Blog – É possível, então, esse avanço na cultura brasileira no qual o arrependimento gera essa a mudança de comportamento?
Higino - Além dessa colaboração com as investigações e de assumir a responsabilidade de ressarcir, as empresas têm que assumir a implementação de programas de integridade ou de compliance, que são programas que visam evitar esses tipos de problemas futuros. Essa implementação vai ser fiscalizada. Vou dar um exemplo do que é que está ocorrendo, por exemplo, no mundo privado nesse campo. Se o BNDES, que é um banco público e eles têm incorporado esse tipo de situação com grandes empréstimos para empresas, no sentido de saber se elas têm ou não programas que trabalhem essa parte. Porquê? Porque o banco que está emprestando dinheiro para uma empresa sabe que se ela tiver um problema grande em corrupção pode ter a sua existência finalizada.
Como essa legislação brasileira é inspirada na legislação da OCDE [Organização para a Cooperação e Desenvolvimento Econômico], muitas empresas nacionais, quando fazem joint venture aqui no Brasil, não aceitam associações com empresas que não tenham esses mecanismos preventivos porque elas sabem que podem ser contaminadas por esse parceiro e, diante dessa contaminação, serem punidas nos seus países de origem. Eu diria que isso está mudando muito esse mercado, inclusive não só pela atuação do governo, mas pelas próprias relações privadas que, às vezes, são até muito mais eficientes para induzir a um determinado comportamento.
Blog - Ministro, para finalizar, como o senhor responderia às críticas que foram feitas à medida provisória?

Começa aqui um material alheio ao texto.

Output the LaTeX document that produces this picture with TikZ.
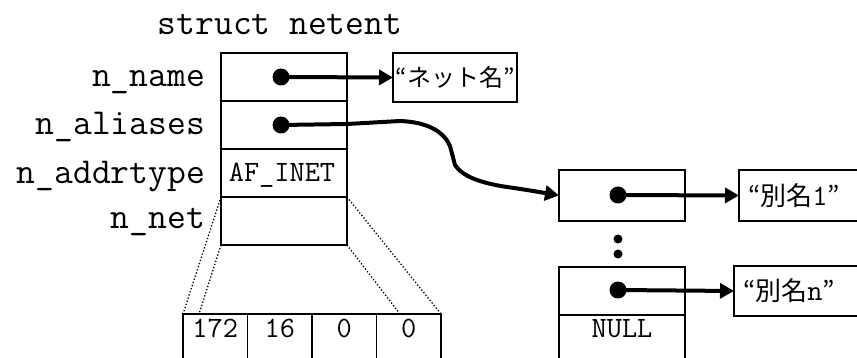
\documentclass[tikz,border=0pt]{standalone}
\usepackage{fontspec}
\newfontfamily\jfont{Noto Sans CJK JP}
\usetikzlibrary{arrows.meta}

\begin{document}
\begin{tikzpicture}[x=1pt,y=-1pt,
  cell/.style={draw,line width=1.5pt,minimum width=126pt,minimum height=48pt,inner sep=0pt,outer sep=0pt},
  acell/.style={draw,line width=1.5pt,minimum width=64.5pt,minimum height=48pt,inner sep=0pt,outer sep=0pt},
  strbox/.style={draw,line width=1.5pt,anchor=west,inner sep=0pt,outer sep=0pt,align=left},
  fieldlabel/.style={anchor=base east,inner sep=0pt,font=\fontsize{36.5}{36.5}\selectfont\ttfamily},
  small/.style={inner sep=0pt,font=\fontsize{29.5}{29.5}\selectfont\ttfamily},
  ptr/.style={circle,fill,inner sep=0pt,minimum size=17pt},
  vdot/.style={circle,fill,inner sep=0pt,minimum size=9pt},
  link/.style={line width=4pt,-{Triangle[length=14pt,width=15pt]}},
  zoomline/.style={line width=1.3pt,dash pattern=on 1.3pt off 2pt}]
\useasboundingbox (0,0) rectangle (857,358);

% struct netent
\node[anchor=base,inner sep=0pt,font=\fontsize{36.5}{36.5}\selectfont\ttfamily] (title) at (280,35) {struct netent};
\node[cell] (name)  at (284,77) {};
\node[cell] (alias) at (284,125) {};
\node[cell] (atype) at (284,173) {};
\node[small,anchor=base] (tatype) at (282,182) {AF\_INET};
\node[cell] (net)   at (284,221) {};

\node[fieldlabel] (lname)  at (205,87)  {n\_name};
\node[fieldlabel] (lalias) at (205,135) {n\_aliases};
\node[fieldlabel] (ltype)  at (205,184) {n\_addrtype};
\node[fieldlabel] (lnet)   at (205,229) {n\_net};

% official name string
\node[strbox,minimum width=124pt,minimum height=49pt,align=center,font=\fontsize{24}{24}\selectfont\jfont] (netname) at (393,77.5) {“ネット名”};
\node[ptr] (pname) at (281,77) {};
\draw[link] (pname.center) -- (netname.west);

% alias list
\node[cell,minimum height=51pt] (l1) at (622,195.5) {};
\node[cell] (l2)   at (622,291) {};
\node[cell] (lnull) at (622,339) {};
\node[small,anchor=base] (tnull) at (622,337) {NULL};
\node[vdot] (e1) at (618,239) {};
\node[vdot] (e2) at (618,254) {};

\node[strbox,minimum height=51pt,text width=106pt,inner xsep=9pt,font=\fontsize{26}{26}\selectfont] (a1) at (739,195.5) {{\jfont“別名}{\fontsize{29.5}{29.5}\selectfont\ttfamily 1}{\jfont”}};
\node[strbox,minimum height=50pt,text width=110pt,inner xsep=9pt,font=\fontsize{26}{26}\selectfont] (an) at (734,291) {{\jfont“別名}{\fontsize{29.5}{29.5}\selectfont\ttfamily n}{\jfont”}};

\node[ptr] (p1) at (618,195) {};
\node[ptr] (pn) at (618,290) {};
\draw[link] (p1.center) -- (a1.west);
\draw[link] (pn.center) -- (an.west);

\node[ptr] (palias) at (281,125) {};
\draw[link] (palias.center) -- (347,124) -- (400,121)
  .. controls (428,122) and (444,132) .. (450,146) -- (455,165)
  .. controls (462,176) and (480,183) .. (507,187)
  .. controls (528,190) and (545,193) .. (l1.west);

% n_net address bytes
\node[acell] (b1) at (215.25,338) {};
\node[acell] (b2) at (279.75,338) {};
\node[acell] (b3) at (344.25,338) {};
\node[acell] (b4) at (408.75,338) {};
\node[small,anchor=base] (t1) at (b1 |- 0,337) {172};
\node[small,anchor=base] (t2) at (b2 |- 0,337) {16};
\node[small,anchor=base] (t3) at (b3 |- 0,337) {0};
\node[small,anchor=base] (t4) at (b4 |- 0,337) {0};

\coordinate (bl) at (199,314);
\coordinate (br) at (400,314);
\draw[zoomline] (net.north west) -- (b1.north west);
\draw[zoomline] (net.south west) -- (bl);
\draw[zoomline] (net.south east) -- (br);
\draw[zoomline] (net.north east) -- (b4.north east);
\end{tikzpicture}
\end{document}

Higino - Eu tenho tido muita tranquilidade. Havia uma solicitação de informação do Tribunal de Contas da União, já fizemos esse encaminhamento inclusive, conjuntamente com a AGU. Em primeiro lugar, a medida provisória não excluiu o Ministério Público e o TCU. Ao contrário, ela trouxe mais para dentro da lei. No caso do Ministério Público, prevê expressamente que ele pode fazer o acordo conjunto e que a gente deve comunicar quando instaurar um processo administrativo no início, e não no final. E prevê uma coisa, uma demanda antiga do Ministério Público, que era você poder fazer acordo na lei de improbidade, que antes havia uma vedação. Não havia norma legal nenhuma que falasse do TCU.
O TCU tinha construído uma norma interna com base nas suas competências genéricas. A gente acha que isso trouxe o TCU de maneira formal, explícita, para o acordo de leniência. A lei veio para dar segurança jurídica no acordo, não veio para salvar ninguém. A gente tem a possibilidade de corrigir pequenas falhas que havia na lei e eu acho que permitir que os acordos aconteçam. Essa lei não é para a Lava Jato. Essa lei vai marcar o panorama jurídico brasileiro, principalmente porque ela vai ter tido uma oportunidade, logo depois de seu nascimento, de ter sido colocada numa prova de fogo muito grande, e eu tenho certeza que ela vai mostrar a que veio. Ou seja, como a gente popularmente fala, vai ser uma lei que “pega”.